## Written task
Which lines hold the word "with"? Copy each one.

---

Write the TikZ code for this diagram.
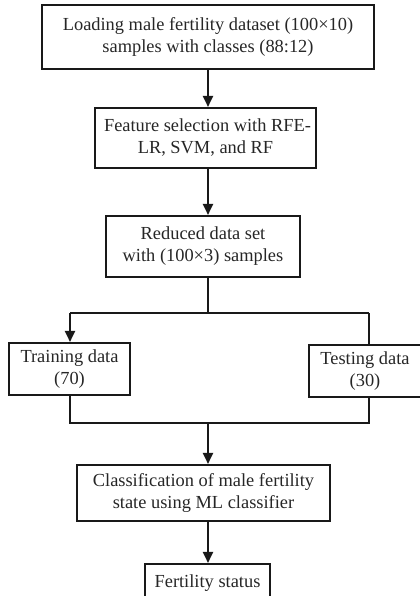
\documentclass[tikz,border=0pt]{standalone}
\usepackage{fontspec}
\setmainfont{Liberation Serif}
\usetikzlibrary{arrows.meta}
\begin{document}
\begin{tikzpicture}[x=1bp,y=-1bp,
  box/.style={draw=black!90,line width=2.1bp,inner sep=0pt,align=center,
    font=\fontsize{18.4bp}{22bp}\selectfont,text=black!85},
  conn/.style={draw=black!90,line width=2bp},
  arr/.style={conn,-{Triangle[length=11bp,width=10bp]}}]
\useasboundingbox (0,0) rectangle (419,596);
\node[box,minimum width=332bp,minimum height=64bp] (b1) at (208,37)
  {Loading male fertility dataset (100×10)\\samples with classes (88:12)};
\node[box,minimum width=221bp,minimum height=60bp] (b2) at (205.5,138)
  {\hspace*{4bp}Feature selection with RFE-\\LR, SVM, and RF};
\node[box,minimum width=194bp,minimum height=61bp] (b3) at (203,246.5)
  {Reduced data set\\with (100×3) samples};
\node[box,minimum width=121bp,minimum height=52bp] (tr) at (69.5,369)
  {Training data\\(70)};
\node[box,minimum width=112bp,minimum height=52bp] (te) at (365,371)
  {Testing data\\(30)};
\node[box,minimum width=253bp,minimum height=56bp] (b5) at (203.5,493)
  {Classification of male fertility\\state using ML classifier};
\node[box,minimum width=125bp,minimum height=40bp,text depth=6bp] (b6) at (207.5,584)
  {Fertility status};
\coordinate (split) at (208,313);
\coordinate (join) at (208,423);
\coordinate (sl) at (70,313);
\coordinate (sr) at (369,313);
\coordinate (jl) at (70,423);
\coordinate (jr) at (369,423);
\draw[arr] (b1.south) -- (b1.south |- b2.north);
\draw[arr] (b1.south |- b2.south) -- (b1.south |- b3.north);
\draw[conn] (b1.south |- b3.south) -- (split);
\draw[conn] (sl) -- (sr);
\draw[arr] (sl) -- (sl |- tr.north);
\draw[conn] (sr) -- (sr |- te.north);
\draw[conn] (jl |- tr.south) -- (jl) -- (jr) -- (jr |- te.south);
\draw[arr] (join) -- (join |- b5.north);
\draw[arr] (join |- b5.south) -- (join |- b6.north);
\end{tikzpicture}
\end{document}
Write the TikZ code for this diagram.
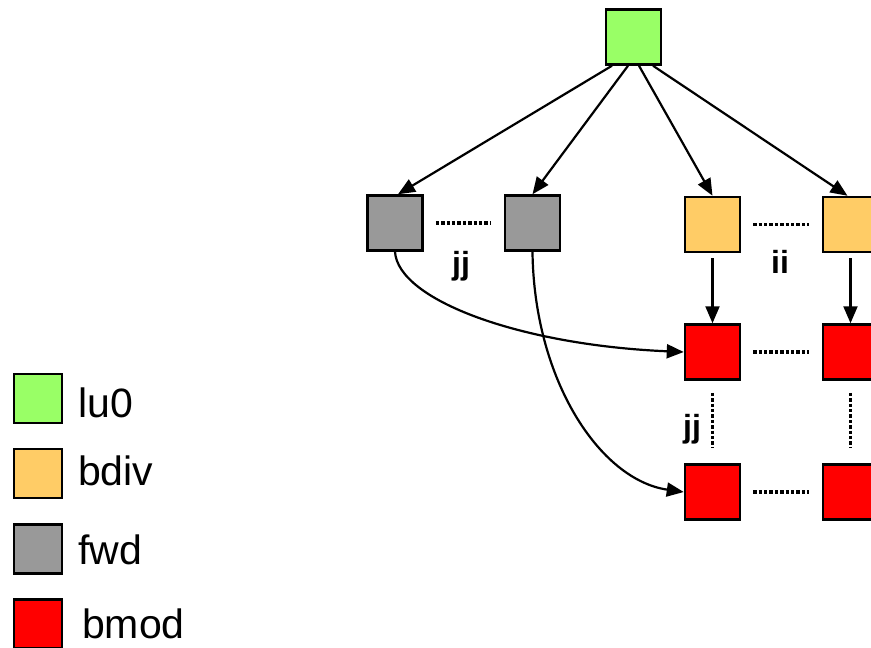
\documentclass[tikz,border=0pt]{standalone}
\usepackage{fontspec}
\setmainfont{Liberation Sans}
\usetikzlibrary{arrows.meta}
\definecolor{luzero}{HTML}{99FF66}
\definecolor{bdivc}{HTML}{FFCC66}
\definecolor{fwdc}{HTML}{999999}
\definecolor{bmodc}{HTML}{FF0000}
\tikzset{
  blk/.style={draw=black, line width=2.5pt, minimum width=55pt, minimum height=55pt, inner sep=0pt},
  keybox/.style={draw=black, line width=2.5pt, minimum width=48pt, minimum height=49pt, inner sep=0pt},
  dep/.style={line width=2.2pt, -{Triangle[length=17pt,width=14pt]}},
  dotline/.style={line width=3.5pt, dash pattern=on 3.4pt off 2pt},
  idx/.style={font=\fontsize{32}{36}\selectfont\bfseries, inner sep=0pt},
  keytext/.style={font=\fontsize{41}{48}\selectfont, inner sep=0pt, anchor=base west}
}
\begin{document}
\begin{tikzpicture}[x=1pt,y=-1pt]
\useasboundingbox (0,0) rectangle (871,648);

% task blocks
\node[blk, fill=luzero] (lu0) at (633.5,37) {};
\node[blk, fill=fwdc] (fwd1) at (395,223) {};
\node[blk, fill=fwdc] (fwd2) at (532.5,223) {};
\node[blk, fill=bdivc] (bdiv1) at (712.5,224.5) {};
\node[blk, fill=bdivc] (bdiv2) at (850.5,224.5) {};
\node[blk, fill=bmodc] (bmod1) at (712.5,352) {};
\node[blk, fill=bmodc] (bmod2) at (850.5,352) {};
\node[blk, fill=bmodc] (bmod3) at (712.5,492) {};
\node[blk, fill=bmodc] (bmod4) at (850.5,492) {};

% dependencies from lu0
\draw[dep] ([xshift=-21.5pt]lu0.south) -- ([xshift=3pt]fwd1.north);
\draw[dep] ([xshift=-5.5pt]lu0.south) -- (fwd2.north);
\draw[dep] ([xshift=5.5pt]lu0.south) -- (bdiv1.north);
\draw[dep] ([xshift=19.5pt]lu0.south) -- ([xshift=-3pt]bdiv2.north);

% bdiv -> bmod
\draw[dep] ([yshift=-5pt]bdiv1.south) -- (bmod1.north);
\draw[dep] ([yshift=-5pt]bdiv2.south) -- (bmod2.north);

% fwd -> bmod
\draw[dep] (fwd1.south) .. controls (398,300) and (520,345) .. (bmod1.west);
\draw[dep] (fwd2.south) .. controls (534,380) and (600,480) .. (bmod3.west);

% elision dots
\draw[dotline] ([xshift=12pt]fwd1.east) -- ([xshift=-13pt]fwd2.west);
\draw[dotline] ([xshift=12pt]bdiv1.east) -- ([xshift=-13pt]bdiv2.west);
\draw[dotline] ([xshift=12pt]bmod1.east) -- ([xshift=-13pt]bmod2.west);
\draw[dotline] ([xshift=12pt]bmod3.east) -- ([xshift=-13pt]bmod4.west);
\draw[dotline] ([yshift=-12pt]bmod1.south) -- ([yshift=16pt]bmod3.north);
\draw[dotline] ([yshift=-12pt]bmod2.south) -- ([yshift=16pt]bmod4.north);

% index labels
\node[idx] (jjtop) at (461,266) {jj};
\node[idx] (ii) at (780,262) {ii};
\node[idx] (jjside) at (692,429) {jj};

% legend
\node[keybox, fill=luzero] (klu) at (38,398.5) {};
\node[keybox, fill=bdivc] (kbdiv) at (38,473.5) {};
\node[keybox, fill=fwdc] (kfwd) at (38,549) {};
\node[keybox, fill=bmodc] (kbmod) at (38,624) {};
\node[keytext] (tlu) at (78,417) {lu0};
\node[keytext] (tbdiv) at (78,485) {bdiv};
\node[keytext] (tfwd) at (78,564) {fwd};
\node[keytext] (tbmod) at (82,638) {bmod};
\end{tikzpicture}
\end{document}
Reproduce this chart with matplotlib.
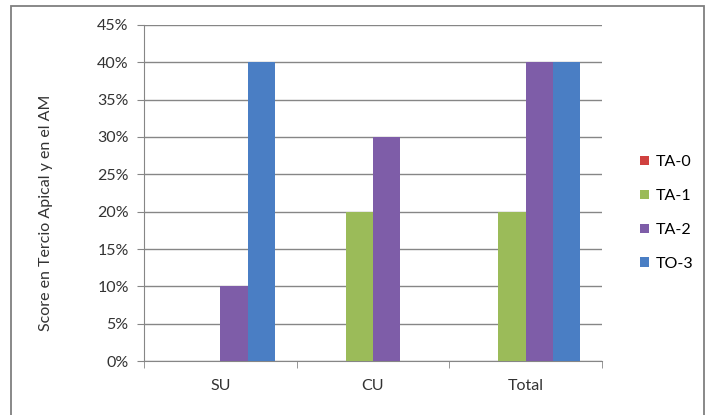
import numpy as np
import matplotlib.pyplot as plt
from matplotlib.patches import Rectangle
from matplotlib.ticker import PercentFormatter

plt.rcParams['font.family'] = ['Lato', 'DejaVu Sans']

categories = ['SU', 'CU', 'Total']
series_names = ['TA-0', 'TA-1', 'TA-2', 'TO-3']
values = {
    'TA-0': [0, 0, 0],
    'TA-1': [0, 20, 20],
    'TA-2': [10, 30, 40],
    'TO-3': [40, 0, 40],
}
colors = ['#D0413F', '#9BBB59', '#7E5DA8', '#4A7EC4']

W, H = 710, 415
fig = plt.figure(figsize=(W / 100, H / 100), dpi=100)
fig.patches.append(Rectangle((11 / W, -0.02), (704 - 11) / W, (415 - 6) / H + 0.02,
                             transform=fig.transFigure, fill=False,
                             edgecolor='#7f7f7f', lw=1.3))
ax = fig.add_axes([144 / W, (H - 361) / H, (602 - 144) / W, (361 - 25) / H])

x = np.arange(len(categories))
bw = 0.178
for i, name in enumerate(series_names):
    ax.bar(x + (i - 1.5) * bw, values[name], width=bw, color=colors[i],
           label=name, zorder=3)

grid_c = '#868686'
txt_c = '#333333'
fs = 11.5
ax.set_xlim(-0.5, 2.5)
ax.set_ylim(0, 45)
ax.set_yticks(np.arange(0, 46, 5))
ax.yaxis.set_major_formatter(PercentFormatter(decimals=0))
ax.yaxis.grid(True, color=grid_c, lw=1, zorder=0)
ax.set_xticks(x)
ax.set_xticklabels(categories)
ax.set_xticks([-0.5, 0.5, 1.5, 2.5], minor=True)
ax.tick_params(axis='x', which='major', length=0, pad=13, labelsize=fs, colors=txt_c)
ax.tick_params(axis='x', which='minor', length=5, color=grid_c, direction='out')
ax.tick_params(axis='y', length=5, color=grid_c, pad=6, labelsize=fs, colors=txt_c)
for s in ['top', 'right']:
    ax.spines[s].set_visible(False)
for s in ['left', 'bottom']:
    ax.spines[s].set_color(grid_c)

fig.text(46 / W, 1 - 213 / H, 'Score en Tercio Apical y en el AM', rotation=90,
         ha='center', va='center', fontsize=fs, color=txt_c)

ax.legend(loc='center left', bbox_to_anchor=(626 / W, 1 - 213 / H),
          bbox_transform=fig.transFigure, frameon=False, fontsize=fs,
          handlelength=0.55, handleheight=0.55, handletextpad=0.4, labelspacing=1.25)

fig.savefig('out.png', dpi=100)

---

## Written reply
  {Loading male fertility dataset (100×10)\\samples with classes (88:12)};
  {\hspace*{4bp}Feature selection with RFE-\\LR, SVM, and RF};
  {Reduced data set\\with (100×3) samples};
Reproduce this chart with matplotlib.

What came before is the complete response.